Time warp: the birth of games consoles

The forerunner of today’s killer gaming machines was hatched in the labs of an American defence-electronics company by Ralph H Baer forty years ago. His prototype ‘Brown Box’ made it to market some time later (1972) as the Magnavox Odyssey and enjoyed moderate success, but it was the arrival of the table tennis-like Pong in 1975 that really kick started the games phenomenon. Today, the games industry is massive, with worldwide profits rivalling those of the movie entertainment business.

The first ‘video games systems’, as they were called, were primordial compared to the Xbox 360, PS3, Nintendo and PC gaming ‘platforms’ that dominate today. The popular machines from the 1980s – including those from Atari, Intellivision, Nintendo and Sega – progressed from 8-bit processors to 16-, 32- and 64-bit processors over the space of a decade, but even at their best they had less power than a current-model mobile phone. The graphics processors now developed specifically for games are so powerful that they’re being used in supercomputer chips capable of solving mathematical puzzles beyond what today’s computers can do.

The need for superior processing power was – and still is – fuelled by the demand for more realistic games, and the growing sophistication of games over time tracks the increasing power of the console. The hit titles of the early years – Pong, Pac Man and Space Wars, for example – are the artistic equivalent of a child?s scribblings compared to the Renoir-like 3D graphics and surround sound of Halo, Gran Turismo and Final Fantasy. And naturally, this software evolution had an impact on the console’s development.

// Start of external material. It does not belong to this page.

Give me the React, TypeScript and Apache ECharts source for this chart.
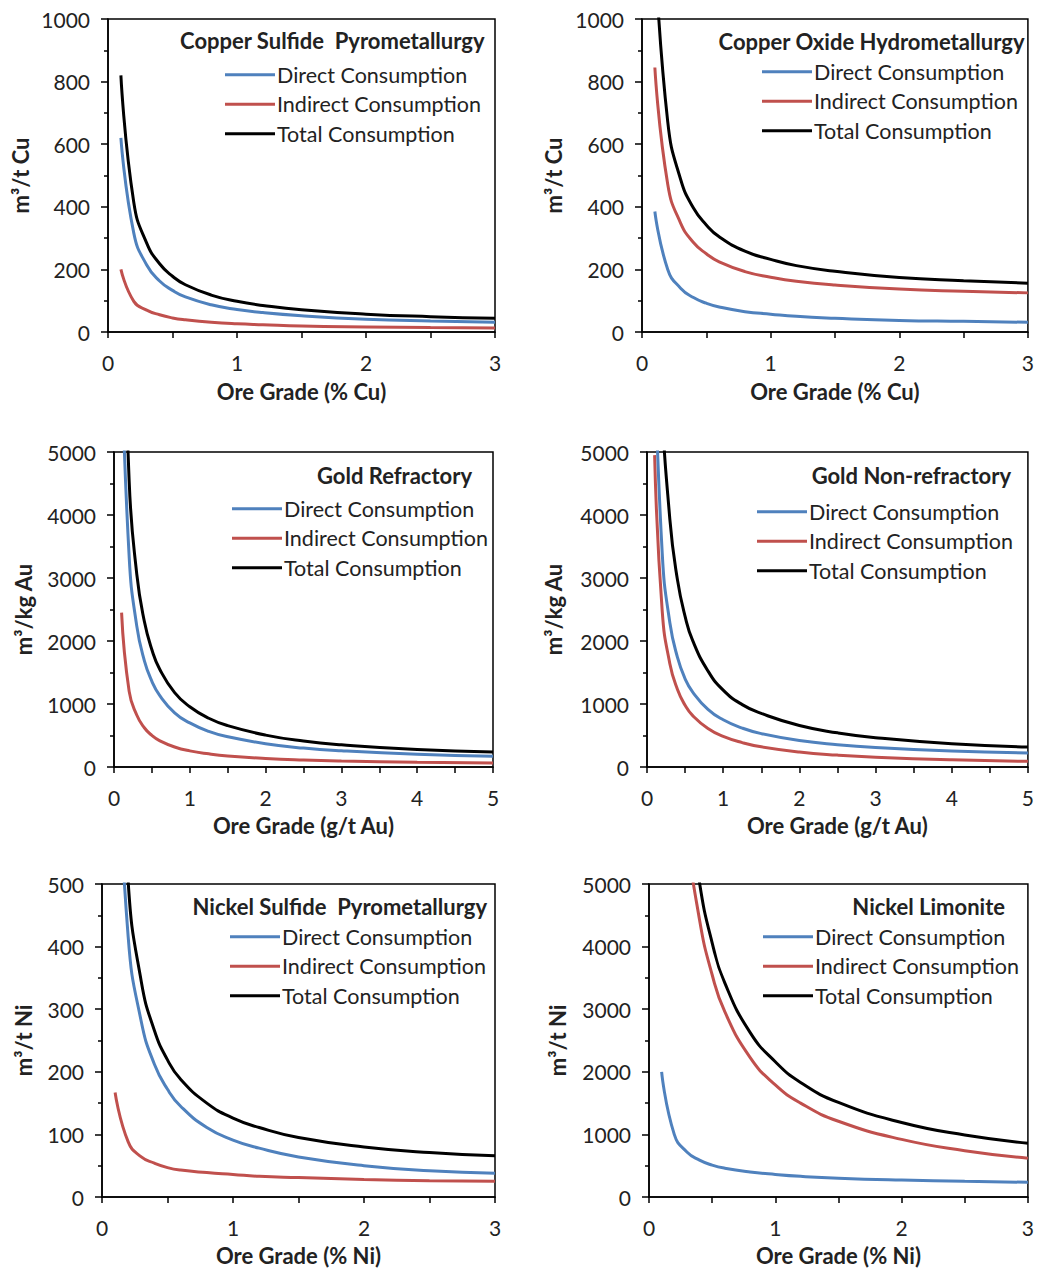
import React, { useEffect, useRef } from "react";
import * as echarts from "echarts";

// ---------- data ----------
const seriesNames = ["Direct Consumption", "Indirect Consumption", "Total Consumption"];
const panelTitles = [
  "Copper Sulfide  Pyrometallurgy",
  "Copper Oxide Hydrometallurgy",
  "Gold Refractory",
  "Gold Non-refractory",
  "Nickel Sulfide  Pyrometallurgy",
  "Nickel Limonite",
];
const xAxisNames = ["Ore Grade (% Cu)", "Ore Grade (% Cu)", "Ore Grade (g/t Au)", "Ore Grade (g/t Au)", "Ore Grade (% Ni)", "Ore Grade (% Ni)"];
const yAxisNames = ["m³/t Cu", "m³/t Cu", "m³/kg Au", "m³/kg Au", "m³/t Ni", "m³/t Ni"];
const xMaxes = [3, 3, 5, 5, 3, 3];
const yMaxes = [1000, 1000, 5000, 5000, 500, 5000];
const yIntervals = [200, 200, 1000, 1000, 100, 1000];

const xCu = [0.1, 0.2, 0.3, 0.4, 0.5, 0.6, 0.8, 1.0, 1.2, 1.5, 2.0, 2.5, 3.0];
const xAu = [0.1, 0.2, 0.3, 0.4, 0.5, 0.6, 0.8, 1.0, 1.25, 1.5, 2.0, 2.5, 3.0, 4.0, 5.0];
const xNi = [0.1, 0.2, 0.3, 0.4, 0.5, 0.6, 0.8, 1.0, 1.2, 1.5, 2.0, 2.5, 3.0];

// Copper sulfide pyrometallurgy
const cuSulfDirect = [620, 316, 214, 163, 133, 112, 87, 72, 62, 52, 41, 35, 31];
const cuSulfIndirect = [200, 98, 70, 55, 45, 39, 31, 26, 23, 19, 16, 14, 13];
const cuSulfTotal = [820, 414, 284, 218, 178, 151, 118, 98, 85, 71, 57, 49, 44];

// Copper oxide hydrometallurgy
const cuOxDirect = [385, 200, 140, 110, 92, 80, 65, 57, 50, 44, 37, 34, 31];
const cuOxIndirect = [845, 472, 348, 286, 250, 224, 193, 175, 162, 150, 137, 130, 125];
const cuOxTotal = [1230, 672, 488, 396, 342, 304, 258, 232, 212, 194, 174, 164, 156];

// Gold refractory
const auRefDirect = [6640, 3340, 2240, 1690, 1360, 1140, 860, 700, 565, 480, 370, 300, 257, 202, 170];
const auRefIndirect = [2450, 1200, 826, 623, 501, 420, 318, 256, 209, 176, 136, 111, 95, 75, 63];
const auRefTotal = [9090, 4540, 3066, 2313, 1861, 1560, 1180, 956, 774, 656, 506, 411, 352, 277, 240];

// Gold non-refractory
const auNonDirect = [6700, 3390, 2290, 1740, 1400, 1190, 915, 750, 618, 530, 420, 354, 310, 255, 222];
const auNonIndirect = [4950, 2470, 1640, 1230, 980, 815, 610, 486, 387, 320, 238, 189, 156, 115, 90];
const auNonTotal = [11650, 5860, 3930, 2970, 2390, 2005, 1525, 1220, 990, 850, 658, 543, 466, 370, 318];

// Nickel sulfide pyrometallurgy
const niSulfDirect = [820, 415, 280, 212, 172, 145, 111, 91, 78, 64, 50, 42, 38];
const niSulfIndirect = [167, 88, 64, 54, 47, 43, 39, 36, 33, 31, 28, 26, 25];
const niSulfTotal = [987, 503, 344, 266, 219, 188, 150, 126, 111, 95, 80, 71, 66];

// Nickel limonite
const niLimDirect = [2000, 1000, 720, 590, 510, 460, 400, 360, 330, 300, 270, 250, 235];
const niLimIndirect = [17600, 8800, 5890, 4430, 3550, 2960, 2230, 1790, 1500, 1210, 920, 740, 620];
const niLimTotal = [19600, 9800, 6610, 5020, 4060, 3420, 2630, 2160, 1830, 1510, 1190, 990, 860];

const panelX = [xCu, xCu, xAu, xAu, xNi, xNi];
const panelSeries = [
  [cuSulfDirect, cuSulfIndirect, cuSulfTotal],
  [cuOxDirect, cuOxIndirect, cuOxTotal],
  [auRefDirect, auRefIndirect, auRefTotal],
  [auNonDirect, auNonIndirect, auNonTotal],
  [niSulfDirect, niSulfIndirect, niSulfTotal],
  [niLimDirect, niLimIndirect, niLimTotal],
];

// ---------- layout / style ----------
const W = 1037;
const H = 1268;
const FONT = "Lato, 'Open Sans', sans-serif";
const TEXT = "#222";
const colors = ["#4F81BD", "#C0504D", "#000000"];

const grids = [
  { left: 108, top: 19, width: 387, height: 313 },
  { left: 642, top: 19, width: 387, height: 313 },
  { left: 114, top: 452, width: 379, height: 315 },
  { left: 647, top: 452, width: 382, height: 315 },
  { left: 102, top: 884, width: 393, height: 313 },
  { left: 649, top: 884, width: 381, height: 313 },
];
const yNameGaps = [77, 78, 80, 83, 68, 81];
const xNameGaps = [48, 48, 47, 47, 47, 47];
const legendPos = [
  { left: 225, top: 60 },
  { left: 762, top: 57 },
  { left: 232, top: 494 },
  { left: 757, top: 497 },
  { left: 230, top: 922 },
  { left: 763, top: 922 },
];
const titlePos = [
  { right: 552, top: 29 },
  { right: 12, top: 30 },
  { right: 565, top: 464 },
  { right: 26, top: 464 },
  { right: 550, top: 895 },
  { right: 32, top: 895 },
];

function buildOption() {
  const grid = grids.map((g) => ({
    ...g,
    show: true,
    borderColor: "#000",
    borderWidth: 1.5,
    backgroundColor: "transparent",
    containLabel: false,
  }));

  const xAxis = grids.map((_, i) => ({
    type: "value",
    gridIndex: i,
    min: 0,
    max: xMaxes[i],
    interval: 1,
    name: xAxisNames[i],
    nameLocation: "middle",
    nameGap: xNameGaps[i],
    nameTextStyle: { fontFamily: FONT, fontSize: 22, fontWeight: "bold", color: TEXT },
    axisLine: { show: true, onZero: false, lineStyle: { color: "#000", width: 1.5 } },
    axisTick: { show: true, inside: false, length: 6, lineStyle: { color: "#000", width: 1.5 } },
    minorTick: { show: true, splitNumber: 2, length: 6, lineStyle: { color: "#000", width: 1.5 } },
    axisLabel: { fontFamily: FONT, fontSize: 21, color: TEXT, margin: 20, formatter: (v: number) => String(v) },
    splitLine: { show: false },
    minorSplitLine: { show: false },
  }));

  const yAxis = grids.map((_, i) => ({
    type: "value",
    gridIndex: i,
    min: 0,
    max: yMaxes[i],
    interval: yIntervals[i],
    name: yAxisNames[i],
    nameLocation: "middle",
    nameGap: yNameGaps[i],
    nameTextStyle: { fontFamily: FONT, fontSize: 22, fontWeight: "bold", color: TEXT },
    axisLine: { show: true, onZero: false, lineStyle: { color: "#000", width: 1.5 } },
    axisTick: { show: true, inside: false, length: 7, lineStyle: { color: "#000", width: 1.5 } },
    minorTick: { show: true, splitNumber: 2, length: 4, lineStyle: { color: "#000", width: 1.5 } },
    axisLabel: { fontFamily: FONT, fontSize: 21, color: TEXT, margin: 18, formatter: (v: number) => String(v) },
    splitLine: { show: false },
    minorSplitLine: { show: false },
  }));

  const series: any[] = [];
  panelSeries.forEach((trio, i) => {
    trio.forEach((vals, k) => {
      series.push({
        type: "line",
        name: seriesNames[k],
        xAxisIndex: i,
        yAxisIndex: i,
        data: panelX[i].map((x, j) => [x, vals[j]]),
        showSymbol: false,
        symbol: "none",
        smooth: 0.5,
        clip: true,
        lineStyle: { color: colors[k], width: 3 },
        itemStyle: { color: colors[k] },
        z: 5 - k,
      });
    });
  });

  const legend = legendPos.map((p) => ({
    ...p,
    orient: "vertical",
    padding: 0,
    itemGap: 0,
    icon: "rect",
    itemWidth: 50,
    itemHeight: 3,
    selectedMode: false,
    data: seriesNames,
    textStyle: { fontFamily: FONT, fontSize: 21.5, color: TEXT, lineHeight: 29.5, padding: [0, 0, 0, -3] },
  }));

  const title = titlePos.map((p, i) => ({
    ...p,
    text: panelTitles[i],
    padding: 0,
    textStyle: { fontFamily: FONT, fontSize: 22, fontWeight: "bold", color: TEXT },
  }));

  return {
    animation: false,
    backgroundColor: "#fff",
    title,
    legend,
    grid,
    xAxis,
    yAxis,
    series,
  };
}

export default function App() {
  const ref = useRef<HTMLDivElement>(null);
  useEffect(() => {
    document.body.style.margin = "0";
    if (!ref.current) return;
    const chart = echarts.init(ref.current, null, { renderer: "svg", width: W, height: H });
    chart.setOption(buildOption() as any);
    return () => chart.dispose();
  }, []);
  return <div ref={ref} style={{ width: W, height: H }} />;
}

Initially, for example, games were hard-coded into the console, and that’s all that you got. No more could be added. The ability to amass a vast library of games arrived only with the cartridge, a plastic case containing the game and which slotted into the the console. Used by all major games platforms of the 70s and 80s, this dominated until the growing complexity of games required media with greater storage capacity. In 1988, the first CD-ROM games appeared, and in 2000 Sony’s Playstation 2 debuted the DVD. This year, Playstation 3 and the Xbox 360 are supporting high definition games on Blu-ray and HD DVD discs.

Faster, more realistic 3D gaming demanded more complex interfaces too, and so controllers developed from simple buttons and joysticks to ‘game pads’ with combinations of a number of each. Controllers changed shape too, becoming steering wheels, guns, guitars and buzzers. They developed the ability to vibrate in response to the game, communicate wirelessly and, with the Nintendo Wii (2006), transmit player movements to the onscreen action via motion sensors.

The rate of advance in the video gaming arena has been breakneck. Four decades after Pong’s simple pair of paddles batted a single ball across a line on the TV screen we have entertainment consoles that, with their online capabilities, can grab games from the internet, serve as media hubs, network with home computers, and allow scores of people from different continents to simultaneously play the same game, and even talk to each other in real-time.

It’s a fair bet that no-one foresaw what Baer’s Brown Box would become.